Want to zero memory quickly? Use slice_fill for memset optimization, since there is no memory filling for slices in Rust yet.

Also check out the crazy number of crates available under compression - including various interesting radix and trie data structures, and more compression algorithms that one has never heard of.

SIMD

There is this great article on Towards fearless SIMD, about why SIMD is hard, and how to make it easier. Along with pointers to many interesting crates doing SIMD. (There is a built in crate, std::simd but it is really lacking) (However, packed_simd will soon be merged into it)

Another great article: learning simd with rust by finding planets is great too. simd is really about parallelism. it is better to do multiple operations in a parallel (vertical) fashion, vector on vector, than to do horizontal operations where the different components of a wide register depend on one another.

  • ssimd - an effort to bring std::simd/packed_simd to Rust stable, with auto vectorization (meaning auto detect and implement code paths and fallbacks for when SIMD not available!)

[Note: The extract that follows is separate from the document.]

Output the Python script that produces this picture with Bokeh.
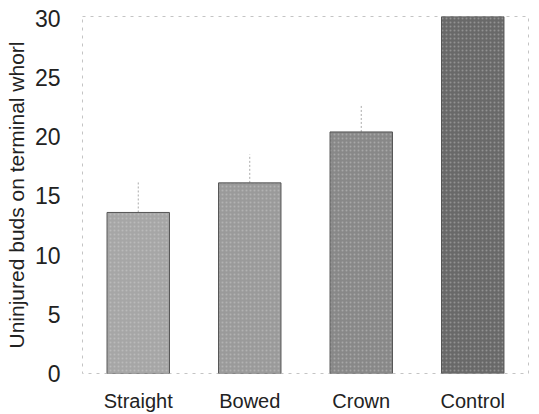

  • faster - "SIMD for Humans" -- probably my favorite one, very high level translation of numeric map loops into SIMD

  • fearless_simd, the blog post author's crate. Runtime CPU detection and use of the most optimal code, no need for unsafe, but only focused on f32.

  • SIMDeez - abstracts intrinsic SIMD instructions over different instruction sets & vector widths, runtime detection

  • simd_aligned and simd_aligned_rust - work with SIMD and packed_simd using vectors which have guaranteed alignment

  • aligned - newtype with byte alignment, for stack or heap!

  • https://www.rustsim.org/blog/2020/03/23/simd-aosoa-in-nalgebra/

NOTE: shuffle in packed_simd is not very fast. Replace with native instructions if possible.